While there may be different equipment, stress protocols, scanning techniques, image acquisition protocols and levels of expertise at different sites around the world, our data did not demonstrate a difference in concordance as a function of this geographic location.
Interpretation of stress echocardiograms is challenging and prior studies have shown the value of educational initiatives . An added benefit of core lab interpretations is that the information can be passed back to the enrolling site and improve subsequent quality and interpretations.
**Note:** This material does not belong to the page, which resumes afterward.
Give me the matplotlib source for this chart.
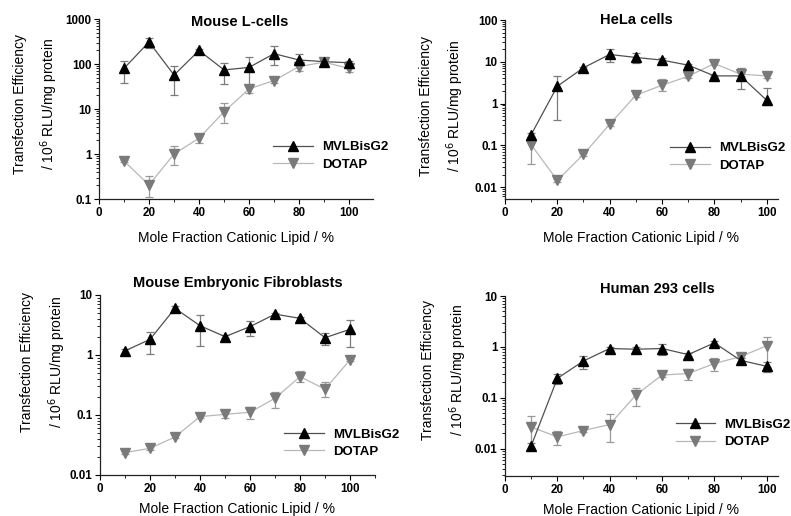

There are several limitations in this study. First, due to the restrictions of the pilot phase of this trial, we did not have access to patient demographic data and thus we cannot assess if such characteristics would influence concordance. On the other hand, this enabled the core lab to remain free of bias. Also we did not have access to information about the site readers. Their years of echocardiography experience might explain differences in concordance. In fact, prior studies suggest that specific training and experience in SE is critical for accurate interpretations [20, 21]. In this actively enrolling trial, we do not yet have access to the coronary anatomy by cardiac CT or coronary angiography and thus are unable to assess concordance as a function of the location and severity of coronary artery disease. It is expected that use of contrast agents to enhance LV endocardial border delineation would improve image quality and reduce inter-observer interpretation variability. However, contrast was used in only 14 cases in this data set and so we were unable to assess its benefit. There were differences in the numbers of pharmacologic and exercise stress cases that composed our population. While the sample sizes of each population were sufficient for analysis, it is possible that this difference might contribute to the differences noted by modality. Lastly, SE in this trial did not incorporate new technologies such as strain imaging which would provide quantitative parameters that might influence concordance.